What MOQ should I expect for hotel clothing labels?
Printed satin and basic care labels usually start lower than woven or specialty-finish labels. MOQ changes with size, number of colors, and whether the order is split across multiple SKUs. Ask the supplier to quote the smallest viable run and the next pricing breakpoint together.
Which label material holds up best in hotel laundry?
Polyester-based printed labels usually hold up better than softer decorative materials in repeated wash programs. If the laundry cycle includes high heat or bleach, the label should be tested against that exact process. The best material is the one matched to the real laundry conditions, not the one that looks prettiest in a sample.

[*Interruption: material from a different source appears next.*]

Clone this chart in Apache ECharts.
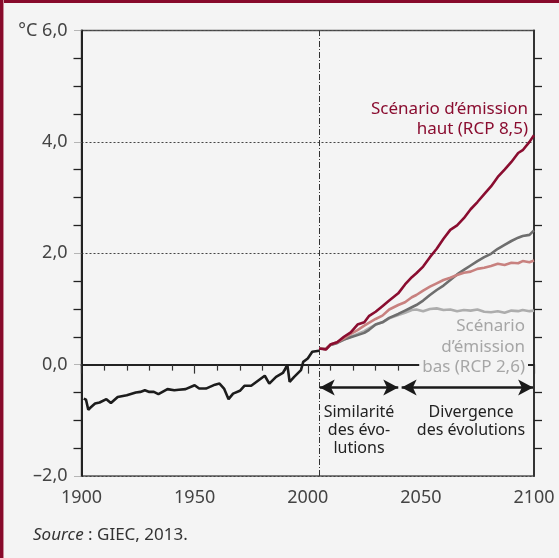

Can you match existing hotel brand colors on a reorder?
Yes, but the supplier needs the original spec, PMS references, or a clean sample to compare against. Reorder consistency depends on keeping the same material, ink set, and finishing method. A proof step is usually wise if color accuracy matters to the brand team.
How long does production take after I approve the proof?
Simple label jobs move faster than woven or specialty-finish orders. Lead time depends on proof approval speed, production complexity, and shipping method. Ask for a ship-by date and a transit estimate separately so the timeline is clear.